The biggest advantage with quantum computing,as I have read about is that data cannot be hacked in transmission because to copy the data changes it. I don't pretend to understand the physics of this,but it was something I read from an actual Physicist writing on the subject. However it has been said before that something was unhackable,and it got hacked.
The inherit security is a product of theoretical idealizations. This is sound enough as far as it goes, but does not account for the variables involved with any given implementation of it. Feihu Xu, et al has hacked an older commercial QKD system, taking advantage of the noise level threshold allowed by the system. A well written news article is here.

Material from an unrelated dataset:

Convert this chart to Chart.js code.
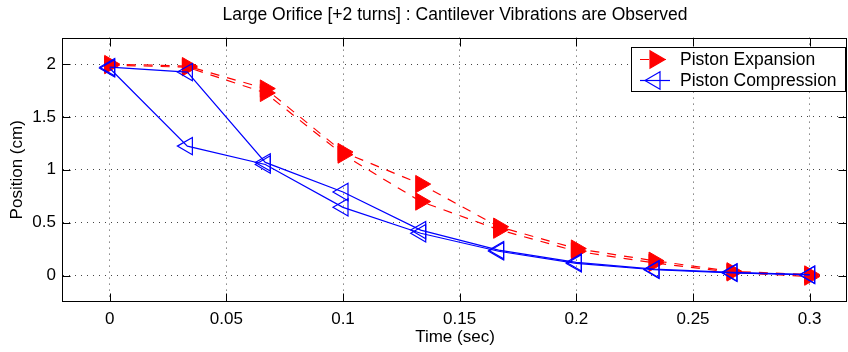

If the attacker is in the position to intercept all of Bobs messages to Alice they can essentially take Bobs transmitted key and resend an entirely different key to Alice. Then upon receiving Alice's messages decode and re-encode them to work with the keys they sent to Alice pretending it was Bobs keys, which they destroyed when they intercepted and read, but Alice doesn't know this so she's using the attackers keys thinking they belong to Bob. Basically two distinct perfectly secure channels, where in one the attacker pretends to be Bob, and in the other channel pretends to be Alice. This would even bypass any of the noise threshold issues in the above article. Though it is possible to defend from this kind of attack it's not explicitly accounted for in the theoretical justification for describing the system as perfectly secure.